At the start of 1984, the BNP admitted to their own members that due to the ‘limited successes of all Nationalist organisations, and not just the BNP, in mobilising numbers of activists for marches over the past 2 or 3 years….. a lesser priority will be placed on marches as a party activity’. Elections were to be generally avoided due to lack of resources and poor returns.(72) The emphasis on rallies rather than marches and standing in few elections continued throughout 1985, although in one council election (Bradford) the BNP achieved 4.1% of the poll. (73)

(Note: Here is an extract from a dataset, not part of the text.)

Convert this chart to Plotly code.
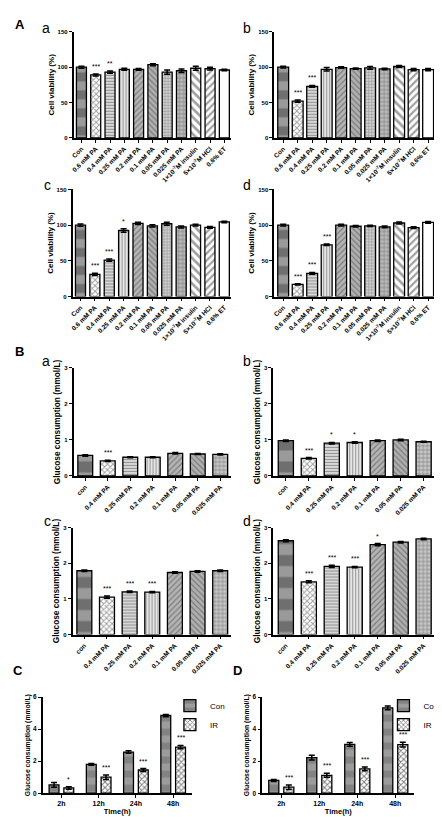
import plotly.graph_objects as go

W, H = 442, 817
FONT = "Liberation Sans, Arial, sans-serif"

# ---------------- data ----------------
A_labels = ["Con", "0.6 mM PA", "0.4 mM PA", "0.25 mM PA", "0.2 mM PA", "0.1 mM PA",
            "0.05 mM PA", "0.025 mM PA", "1×10<sup>-7</sup>M insulin",
            "5×10<sup>-7</sup>M HCl", "0.6% ET"]
Aa_vals = [100, 89, 93, 97, 97, 103.5, 93, 95, 98.5, 98, 96]
Aa_err = [1.5, 1.5, 1.5, 1.5, 1.2, 1.5, 3, 2.5, 3, 2, 1]
Aa_sig = ["", "***", "**", "", "", "", "", "", "", "", ""]
Ab_vals = [100, 52, 73, 97, 99.5, 98, 99, 97.5, 101, 96.5, 96.5]
Ab_err = [1.2, 1.5, 1.2, 2.5, 1, 1, 2, 1, 1.5, 1.5, 1.5]
Ab_sig = ["", "***", "***", "", "", "", "", "", "", "", ""]
Ac_vals = [100, 31, 51, 92.5, 102.5, 99, 102, 97.5, 100, 97, 104.5]
Ac_err = [1.5, 1.5, 1.5, 2.5, 1.5, 1.5, 2, 1.5, 1.2, 1.2, 1]
Ac_sig = ["", "***", "***", "*", "", "", "", "", "", "", ""]
Ad_vals = [100, 17, 32.5, 72.5, 100, 98.5, 99, 97.5, 103, 96.5, 104]
Ad_err = [1.2, 1, 1.2, 1, 1.2, 1, 1, 1.2, 1.5, 1.2, 1.2]
Ad_sig = ["", "***", "***", "***", "", "", "", "", "", "", ""]

B_labels = ["con", "0.4 mM PA", "0.25 mM PA", "0.2 mM PA", "0.1 mM PA", "0.05 mM PA", "0.025 mM PA"]
Ba_vals = [0.57, 0.42, 0.52, 0.52, 0.63, 0.61, 0.60]
Ba_err = [0.02, 0.02, 0.015, 0.015, 0.02, 0.015, 0.015]
Ba_sig = ["", "***", "", "", "", "", ""]
Bb_vals = [0.98, 0.49, 0.91, 0.93, 0.98, 1.0, 0.95]
Bb_err = [0.02, 0.02, 0.02, 0.02, 0.02, 0.02, 0.015]
Bb_sig = ["", "***", "*", "*", "", "", ""]
Bc_vals = [1.79, 1.05, 1.20, 1.19, 1.74, 1.77, 1.79]
Bc_err = [0.02, 0.03, 0.02, 0.02, 0.02, 0.02, 0.02]
Bc_sig = ["", "***", "***", "***", "", "", ""]
Bd_vals = [2.63, 1.48, 1.91, 1.89, 2.52, 2.59, 2.68]
Bd_err = [0.03, 0.03, 0.03, 0.02, 0.03, 0.02, 0.02]
Bd_sig = ["", "***", "***", "***", "*", "", ""]

T_labels = ["2h", "12h", "24h", "48h"]
C_con = [0.52, 1.80, 2.57, 4.85]
C_con_err = [0.15, 0.06, 0.08, 0.07]
C_ir = [0.33, 1.00, 1.45, 2.88]
C_ir_err = [0.08, 0.14, 0.09, 0.1]
C_sig = ["*", "***", "***", "***"]
D_con = [0.80, 2.22, 3.05, 5.33]
D_con_err = [0.06, 0.15, 0.12, 0.12]
D_ir = [0.38, 1.12, 1.52, 3.03]
D_ir_err = [0.14, 0.12, 0.12, 0.15]
D_sig = ["***", "***", "***", "***"]

# ---------------- styles ----------------
A_pat = dict(
    shape=["-", "x", "-", "|", "/", "\\", "+", "+", "\\", "/", ""],
    fgcolor=["#6f6f6f", "#000000", "#9a9a9a", "#a8a8a8", "#7c7c7c", "#7c7c7c", "#8a8a8a", "#707070", "#000000", "#000000", "#ffffff"],
    bgcolor=["#9a9a9a", "#ffffff", "#dedede", "#ececec", "#b5b5b5", "#b0b0b0", "#cfcfcf", "#bdbdbd", "#ffffff", "#ffffff", "#ffffff"],
    size=[18, 4, 3, 3, 4, 4, 3, 4, 6, 5, 4],
    solidity=[0.5, 0.45, 0.4, 0.4, 0.3, 0.3, 0.3, 0.35, 0.45, 0.45, 0.1],
)
A_col = ["#9a9a9a", "#ffffff", "#dedede", "#ececec", "#b5b5b5", "#b0b0b0", "#cfcfcf", "#bdbdbd", "#ffffff", "#ffffff", "#ffffff"]
B_pat = dict(
    shape=["-", "x", "-", "|", "/", "\\", "+"],
    fgcolor=["#6f6f6f", "#000000", "#9a9a9a", "#a8a8a8", "#7c7c7c", "#7c7c7c", "#808080"],
    bgcolor=["#9a9a9a", "#ffffff", "#dedede", "#ececec", "#b5b5b5", "#b0b0b0", "#c8c8c8"],
    size=[22, 4, 3, 3, 4, 4, 4],
    solidity=[0.5, 0.45, 0.4, 0.4, 0.3, 0.3, 0.35],
)
B_col = ["#9a9a9a", "#ffffff", "#dedede", "#ececec", "#b5b5b5", "#b0b0b0", "#c8c8c8"]


def px_dom_x(a, b):
    return [a / W, b / W]


def px_dom_y(top, bottom):
    return [1 - bottom / H, 1 - top / H]


fig = go.Figure()
annotations = []

single = [
    (Aa_vals, Aa_err, Aa_sig, A_labels, (63, 222), (20, 127), [0, 150], [0, 50, 100, 150], "Cell viability (%)", A_pat, A_col, 0.70, [-0.55, 10.5], 8),
    (Ab_vals, Ab_err, Ab_sig, A_labels, (265, 428), (20, 127), [0, 150], [0, 50, 100, 150], "Cell viability (%)", A_pat, A_col, 0.75, [-0.62, 10.55], 8),
    (Ac_vals, Ac_err, Ac_sig, A_labels, (62, 222), (179, 287), [0, 150], [0, 50, 100, 150], "Cell viability (%)", A_pat, A_col, 0.70, [-0.55, 10.5], 8),
    (Ad_vals, Ad_err, Ad_sig, A_labels, (265, 428), (179, 287), [0, 150], [0, 50, 100, 150], "Cell viability (%)", A_pat, A_col, 0.75, [-0.62, 10.55], 8),
    (Ba_vals, Ba_err, Ba_sig, B_labels, (63, 222), (359, 468), [0, 3], [0, 1, 2, 3], "Glucose consumption (mmol/L)", B_pat, B_col, 0.66, [-0.52, 6.5], 8.3),
    (Bb_vals, Bb_err, Bb_sig, B_labels, (264, 427), (359, 468), [0, 3], [0, 1, 2, 3], "Glucose consumption (mmol/L)", B_pat, B_col, 0.66, [-0.55, 6.5], 8.3),
    (Bc_vals, Bc_err, Bc_sig, B_labels, (62, 222), (520, 628), [0, 3], [0, 1, 2, 3], "Glucose consumption (mmol/L)", B_pat, B_col, 0.66, [-0.52, 6.5], 8.3),
    (Bd_vals, Bd_err, Bd_sig, B_labels, (264, 427), (520, 628), [0, 3], [0, 1, 2, 3], "Glucose consumption (mmol/L)", B_pat, B_col, 0.66, [-0.55, 6.5], 8.3),
]

axis_common = dict(showline=True, linecolor="black", linewidth=1.5, ticks="outside",
                   tickcolor="black", tickwidth=1.2, ticklen=3, showgrid=False, zeroline=False)

idx = 0
for (vals, errs, sigs, labels, xp, yp, yr, ytv, ytitle, pat, cols, bw, xr, ts) in single:
    idx += 1
    xa = "x" if idx == 1 else f"x{idx}"
    ya = "y" if idx == 1 else f"y{idx}"
    xs = list(range(len(vals)))
    fig.add_trace(go.Bar(
        x=xs, y=vals, width=bw, xaxis=xa, yaxis=ya, showlegend=False,
        marker=dict(color=cols, line=dict(color="black", width=1.3), pattern=pat),
        error_y=dict(type="data", array=errs, color="black", thickness=1.5, width=3),
    ))
    for i, s in enumerate(sigs):
        if s:
            annotations.append(dict(x=xs[i], y=vals[i] + errs[i], xref=xa, yref=ya, text=s,
                                    showarrow=False, yanchor="bottom", yshift=2,
                                    font=dict(family=FONT, size=7, color="black")))
    fig.layout[("xaxis" if idx == 1 else f"xaxis{idx}")] = dict(
        domain=px_dom_x(*xp), anchor=ya, range=xr, tickmode="array", tickvals=xs,
        ticktext=labels, tickangle=-45, tickfont=dict(family=FONT, size=6.5, weight="bold", color="black"),
        **axis_common)
    fig.layout[("yaxis" if idx == 1 else f"yaxis{idx}")] = dict(
        domain=px_dom_y(*yp), anchor=xa, range=yr, tickvals=ytv,
        tickfont=dict(family=FONT, size=6, weight="bold", color="black"),
        title=dict(text=ytitle, font=dict(family=FONT, size=ts, weight="bold", color="black"), standoff=2),
        **axis_common)

grouped = [
    (C_con, C_con_err, C_ir, C_ir_err, C_sig, (32, 182), "legend", 160),
    (D_con, D_con_err, D_ir, D_ir_err, D_sig, (253, 406), "legend2", 375),
]
for (con, conerr, ir, irerr, sig, xp, leg, legx) in grouped:
    idx += 1
    xa, ya = f"x{idx}", f"y{idx}"
    xs = list(range(len(T_labels)))
    fig.add_trace(go.Bar(
        x=xs, y=con, width=0.265, offset=-0.33, xaxis=xa, yaxis=ya, name="Con", legend=leg,
        marker=dict(color="#8a8a8a", line=dict(color="black", width=1.3),
                    pattern=dict(shape="-", fgcolor="#6a6a6a", bgcolor="#9c9c9c", size=14, solidity=0.5)),
        error_y=dict(type="data", array=conerr, color="black", thickness=1.5, width=3),
    ))
    fig.add_trace(go.Bar(
        x=xs, y=ir, width=0.265, offset=0.066, xaxis=xa, yaxis=ya, name="IR", legend=leg,
        marker=dict(color="#ffffff", line=dict(color="black", width=1.3),
                    pattern=dict(shape="x", fgcolor="#000000", bgcolor="#ffffff", size=4, solidity=0.45)),
        error_y=dict(type="data", array=irerr, color="black", thickness=1.5, width=3),
    ))
    for i, s in enumerate(sig):
        annotations.append(dict(x=xs[i] + 0.2, y=ir[i] + irerr[i], xref=xa, yref=ya, text=s,
                                showarrow=False, yanchor="bottom", yshift=2,
                                font=dict(family=FONT, size=7, color="black")))
    fig.layout[f"xaxis{idx}"] = dict(
        domain=px_dom_x(*xp), anchor=ya, range=[-0.5, 3.5], tickmode="array", tickvals=xs,
        ticktext=T_labels, tickfont=dict(family=FONT, size=7, weight="bold", color="black"),
        title=dict(text="Time(h)", font=dict(family=FONT, size=7.5, weight="bold", color="black"), standoff=0),
        **axis_common)
    fig.layout[f"yaxis{idx}"] = dict(
        domain=px_dom_y(691, 788), anchor=xa, range=[0, 6], tickvals=[0, 2, 4, 6],
        tickfont=dict(family=FONT, size=6.5, weight="bold", color="black"),
        title=dict(text="Glucose consumption (mmol/L)", font=dict(family=FONT, size=6.8, weight="bold", color="black"), standoff=2),
        **axis_common)
    fig.layout[leg] = dict(x=legx / W, y=1 - 685 / H, xanchor="left", yanchor="top",
                           bgcolor="rgba(0,0,0,0)", font=dict(family=FONT, size=8, color="black"),
                           tracegroupgap=0, itemwidth=30, traceorder="normal")

letters = [("A", 2, 3, True), ("a", 29, 6, False), ("b", 232, 6, False), ("c", 31, 164, False),
           ("d", 232, 164, False), ("B", 2, 333, True), ("a", 29, 342, False), ("b", 232, 342, False),
           ("c", 31, 503, False), ("d", 232, 503, False), ("C", 0, 655, True), ("D", 221, 655, True)]
for (t, x, y, bold) in letters:
    annotations.append(dict(x=x / W, y=1 - y / H, xref="paper", yref="paper", text=t, showarrow=False,
                            xanchor="left", yanchor="top",
                            font=dict(family=FONT, size=13 if bold else 14, color="black",
                                      weight="bold" if bold else "normal")))

fig.update_layout(width=W, height=H, margin=dict(l=0, r=0, t=0, b=0), plot_bgcolor="white",
                  paper_bgcolor="white", annotations=annotations, barmode="overlay",
                  font=dict(family=FONT, color="black"))

fig.write_html("out.html")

Another means of preventing dissent was keeping tight control over younger elements in the party. Thus, trusted figures such as Richard Edmonds were put in charge of ‘youth’ organisations (74) and initiatives such as ‘Rock Against Communism’ were viewed with great suspicion. (75)

Given the lack of discussion, the importance of BNP policies cannot clearly have been too great, but they were at least fairly distinctive as compared to the NFs ‘radical’ turn. The 1983 Manifesto, while proposing corporatist state restrictions, was in no doubt that ‘we Nationalists recognise the private enterprise system, with all its faults, to be the system which has provided the vital dynamic for the economic development of Britain and the Western world’. (76) As for the ‘class struggle’, the BNP’s means of resolution was to ‘amalgamate all trade unions….. and all employers associations into a single national body.’ (77) To take one last policy example, only 12 lines in a manifesto of 23 pages were devoted to the environment, and while there were calls to capitalise on this issue after the General Election, (78) nothing was done save for attempts at using the ‘ritual slaughter’ issue in Bradford in 1984. On a local level, there were attempts to set up ‘Community Defence Patrols’ to gain publicity, but little substantial seemed to result.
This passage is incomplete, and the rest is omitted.